Artis calculates FFO substantially in accordance with the guidelines set out by the Real Property Association of Canada ("REALpac"), as issued in April 2014. These guidelines include certain additional adjustments to FFO under IFRS from the previous definition of FFO. Management considers FFO to be a valuable measure for evaluating the REIT's operating performance in achieving its objectives.
Artis calculates AFFO based on FFO for the period, net of allowances for normalized capital expenditures and leasing costs and excluding straight-line rent adjustments and unit-based compensation expense.
Property NOI, FFO and AFFO are not measures defined under IFRS. Property NOI, FFO and AFFO are not intended to represent operating profits for the period, or from a property, nor should any of these measures be viewed as an alternative to net income, cash flow from operating activities or other measures of financial performance calculated in accordance with IFRS. Readers should be further cautioned that Property NOI, FFO and AFFO as calculated by Artis may not be comparable to similar measures presented by other issuers.
Cautionary Statements
This Press Release contains forward-looking statements. For this purpose, any statements contained herein that are not statements of historical fact may be deemed to be forward-looking statements.
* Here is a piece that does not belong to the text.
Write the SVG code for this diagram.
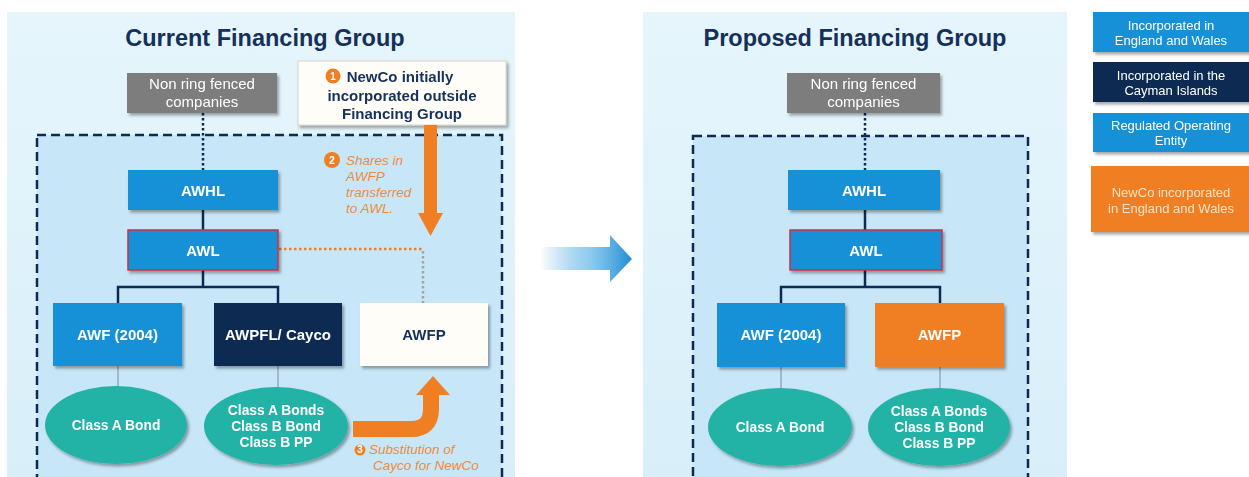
<svg xmlns="http://www.w3.org/2000/svg" width="1249" height="477" viewBox="0 0 1249 477">
<defs>
  <filter id="sh" x="-10%" y="-10%" width="125%" height="135%">
    <feDropShadow dx="2" dy="2.5" stdDeviation="1.6" flood-color="#000" flood-opacity="0.35"/>
  </filter>
  <linearGradient id="bigArrow" x1="0" y1="0" x2="1" y2="0">
    <stop offset="0" stop-color="#2c95d8" stop-opacity="0"/>
    <stop offset="0.55" stop-color="#5db4e6" stop-opacity="0.7"/>
    <stop offset="1" stop-color="#1f8cd3"/>
  </linearGradient>
  <linearGradient id="panel" x1="0" y1="0" x2="0" y2="1">
    <stop offset="0" stop-color="#e6f5fc"/>
    <stop offset="1" stop-color="#d8eff9"/>
  </linearGradient>
  <style>
    .ttl{font-family:"Liberation Sans",Arial,sans-serif;font-weight:bold;font-size:23.5px;fill:#15315b;text-anchor:middle}
    .blue{fill:#1790d7}
    .navy{fill:#0d2a52}
    .gray{fill:#7d7d7d}
    .orange{fill:#f07e23}
    .teal{fill:#20b3a6}
    .wt{font-family:"Liberation Sans",Arial,sans-serif;font-weight:bold;font-size:15px;fill:#ffffff;text-anchor:middle}
    .nt{font-family:"Liberation Sans",Arial,sans-serif;font-weight:bold;font-size:15px;fill:#15315b;text-anchor:middle}
    .gt{font-family:"Liberation Sans",Arial,sans-serif;font-size:15px;fill:#ffffff;text-anchor:middle}
    .et{font-family:"Liberation Sans",Arial,sans-serif;font-weight:bold;font-size:13.8px;fill:#ffffff;text-anchor:middle}
    .lt{font-family:"Liberation Sans",Arial,sans-serif;font-size:13px;fill:#ffffff;text-anchor:middle}
    .lo{fill:#fde3cc}
    .ot{font-family:"Liberation Sans",Arial,sans-serif;font-style:italic;font-size:13.5px;fill:#f08a3a}
    .num{font-family:"Liberation Sans",Arial,sans-serif;font-weight:bold;font-size:10px;fill:#ffffff;text-anchor:middle}
    .dash{fill:#c7e7f8;stroke:#0d2a52;stroke-width:2.5;stroke-dasharray:9 5}
    .solid{fill:none;stroke:#0d2a52;stroke-width:2.5}
    .dot{fill:none;stroke:#0d2a52;stroke-width:2.5;stroke-dasharray:2.5 2.5}
    .thin{fill:none;stroke:#7e8d98;stroke-width:1}
    .odot{fill:none;stroke:#f07e23;stroke-width:2.5;stroke-dasharray:2.5 2.5}
    .gdot{fill:none;stroke:#a7a39b;stroke-width:2.5;stroke-dasharray:2.5 2.5}
  </style>
</defs>

<rect width="1249" height="477" fill="#ffffff"/>

<!-- panels -->
<g id="panel-current">
  <rect x="7" y="12" width="508" height="470" fill="url(#panel)"/>
  <text class="ttl" x="265" y="46">Current Financing Group</text>
  <rect class="dash" x="37" y="135" width="465" height="360"/>
</g>
<g id="panel-proposed">
  <rect x="643" y="12" width="424" height="470" fill="url(#panel)"/>
  <text class="ttl" x="855" y="46">Proposed Financing Group</text>
  <rect class="dash" x="693" y="136" width="335" height="360"/>
</g>

<!-- connectors -->
<g id="connectors">
  <!-- left -->
  <line class="dot" x1="203" y1="113" x2="203" y2="170"/>
  <line class="solid" x1="203" y1="210" x2="203" y2="230"/>
  <path class="solid" d="M203 270 V287 M118 303 V287 H278 V303"/>
  <line class="thin" x1="118" y1="366" x2="118" y2="388"/>
  <line class="thin" x1="278" y1="366" x2="278" y2="389"/>
  <line class="odot" x1="279" y1="249" x2="423" y2="249"/>
  <line class="gdot" x1="423" y1="251" x2="423" y2="303"/>
  <!-- right -->
  <line class="dot" x1="865" y1="113" x2="865" y2="170"/>
  <line class="solid" x1="865" y1="210" x2="865" y2="230"/>
  <path class="solid" d="M865 270 V287 M781 303 V287 H940 V303"/>
  <line class="thin" x1="781" y1="367" x2="781" y2="389"/>
  <line class="thin" x1="940" y1="367" x2="940" y2="389"/>
</g>

<!-- left nodes -->
<g id="l-nonring" filter="url(#sh)">
  <rect class="gray" x="127" y="73" width="150" height="40"/>
  <text class="gt" x="202" y="89">Non ring fenced</text>
  <text class="gt" x="202" y="107">companies</text>
</g>
<g id="l-newco" filter="url(#sh)">
  <rect x="298" y="61" width="208" height="64" fill="#fffdf8" stroke="#d7d2c8" stroke-width="1"/>
  <circle class="orange" cx="333" cy="76" r="7.5"/>
  <text class="num" x="333" y="79.5">1</text>
  <text class="nt" x="400" y="82" font-size="15.5">NewCo initially</text>
  <text class="nt" x="402" y="101" font-size="15.5">incorporated outside</text>
  <text class="nt" x="402" y="119" font-size="15.5">Financing Group</text>
</g>
<g id="l-awhl" filter="url(#sh)">
  <rect class="blue" x="128" y="170" width="150" height="40"/>
  <text class="wt" x="203" y="195.5">AWHL</text>
</g>
<g id="l-awl" filter="url(#sh)">
  <rect class="blue" x="128" y="230" width="150" height="40" stroke="#c8324a" stroke-width="1.5"/>
  <text class="wt" x="203" y="255.5">AWL</text>
</g>
<g id="l-awf" filter="url(#sh)">
  <rect class="blue" x="53" y="303" width="129" height="63"/>
  <text class="wt" x="117.5" y="340">AWF (2004)</text>
</g>
<g id="l-awpfl" filter="url(#sh)">
  <rect class="navy" x="214" y="303" width="128" height="63"/>
  <text class="wt" x="278" y="340" font-size="15.5">AWPFL/ Cayco</text>
</g>
<g id="l-awfp" filter="url(#sh)">
  <rect x="360" y="303" width="128" height="63" fill="#fffdf8"/>
  <text class="nt" x="424" y="340">AWFP</text>
</g>
<g id="l-bond1" filter="url(#sh)">
  <ellipse class="teal" cx="116" cy="425" rx="71" ry="39"/>
  <text class="et" x="116" y="430">Class A Bond</text>
</g>
<g id="l-bond2" filter="url(#sh)">
  <ellipse class="teal" cx="276" cy="426" rx="72" ry="39"/>
  <text class="et" x="276" y="415">Class A Bonds</text>
  <text class="et" x="276" y="431">Class B Bond</text>
  <text class="et" x="276" y="447">Class B PP</text>
</g>

<!-- step annotations -->
<g id="step2">
  <rect class="orange" x="424" y="125" width="13" height="89"/>
  <polygon class="orange" points="418,213 443,213 430.5,236"/>
  <circle class="orange" cx="332" cy="160" r="8"/>
  <text class="num" x="332" y="163.5">2</text>
  <text class="ot" x="346" y="165">Shares in</text>
  <text class="ot" x="346" y="181">AWFP</text>
  <text class="ot" x="346" y="197">transferred</text>
  <text class="ot" x="346" y="213">to AWL.</text>
</g>
<g id="step3">
  <path d="M353 429 H411 Q431 429 431 409 V394" fill="none" stroke="#f07e23" stroke-width="16"/>
  <polygon class="orange" points="416,395 450,395 433,376"/>
  <circle class="orange" cx="360" cy="450" r="5.5"/>
  <text class="num" x="360" y="453" font-size="8.5">3</text>
  <text class="ot" x="369" y="454" font-size="13">Substitution of</text>
  <text class="ot" x="373" y="470" font-size="13">Cayco for NewCo</text>
</g>

<!-- middle arrow -->
<g id="transition-arrow">
  <polygon fill="url(#bigArrow)" points="540,247 610,247 610,235 632,259 610,282 610,270 540,270"/>
</g>

<!-- right nodes -->
<g id="r-nonring" filter="url(#sh)">
  <rect class="gray" x="787" y="73" width="153" height="40"/>
  <text class="gt" x="863.5" y="89">Non ring fenced</text>
  <text class="gt" x="863.5" y="107">companies</text>
</g>
<g id="r-awhl" filter="url(#sh)">
  <rect class="blue" x="788" y="170" width="152" height="40"/>
  <text class="wt" x="864" y="195.5">AWHL</text>
</g>
<g id="r-awl" filter="url(#sh)">
  <rect class="blue" x="790" y="230" width="152" height="40" stroke="#c8324a" stroke-width="1.5"/>
  <text class="wt" x="866" y="255.5">AWL</text>
</g>
<g id="r-awf" filter="url(#sh)">
  <rect class="blue" x="717" y="303" width="128" height="64"/>
  <text class="wt" x="781" y="340">AWF (2004)</text>
</g>
<g id="r-awfp" filter="url(#sh)">
  <rect class="orange" x="875" y="303" width="129" height="64"/>
  <text class="wt" x="939.5" y="340">AWFP</text>
</g>
<g id="r-bond1" filter="url(#sh)">
  <ellipse class="teal" cx="780" cy="427" rx="72" ry="39"/>
  <text class="et" x="780" y="432">Class A Bond</text>
</g>
<g id="r-bond2" filter="url(#sh)">
  <ellipse class="teal" cx="939" cy="427" rx="71" ry="39"/>
  <text class="et" x="939" y="416">Class A Bonds</text>
  <text class="et" x="939" y="432">Class B Bond</text>
  <text class="et" x="939" y="448">Class B PP</text>
</g>

<!-- legend -->
<g id="legend-ew" filter="url(#sh)">
  <rect class="blue" x="1093" y="12" width="160" height="40"/>
  <text class="lt" x="1171" y="30">Incorporated in</text>
  <text class="lt" x="1171" y="45">England and Wales</text>
</g>
<g id="legend-cayman" filter="url(#sh)">
  <rect class="navy" x="1093" y="62" width="160" height="40"/>
  <text class="lt" x="1171" y="80">Incorporated in the</text>
  <text class="lt" x="1171" y="95">Cayman Islands</text>
</g>
<g id="legend-reg" filter="url(#sh)">
  <rect class="blue" x="1093" y="113" width="160" height="39"/>
  <text class="lt" x="1171" y="130">Regulated Operating</text>
  <text class="lt" x="1171" y="145">Entity</text>
</g>
<g id="legend-newco" filter="url(#sh)">
  <rect class="orange" x="1091" y="166" width="162" height="66"/>
  <text class="lt lo" x="1171" y="197">NewCo incorporated</text>
  <text class="lt lo" x="1171" y="213">in England and Wales</text>
</g>
</svg>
Particularly, statements regarding the REIT's future operating results, performance and achievements are forward-looking statements. Without limiting the foregoing, the words "expects", "anticipates", "intends", "estimates", "projects", and similar expressions are intended to identify forward-looking statements."
Artis is subject to significant risks and uncertainties which may cause the actual results, performance or achievements of the REIT to be materially different from any future results, performance or achievements expressed or implied in these forward-looking statements. Such risk factors include, but are not limited to, risks associated with real property ownership, availability of cash flow, general uninsured losses, future property acquisitions and dispositions, environmental matters, tax related matters, debt financing, unitholder liability, potential conflicts of interest, potential dilution, reliance on key personnel, changes in legislation and changes in the tax treatment of trusts. Artis cannot assure investors that actual results will be consistent with any forward-looking statements and Artis assumes no obligation to update or revise such forward-looking statements to reflect actual events or new circumstances. All forward-looking statements contained in this Press Release are qualified by this cautionary statement.
The Toronto Stock Exchange has not reviewed and does not accept responsibility for the adequacy or accuracy of this release.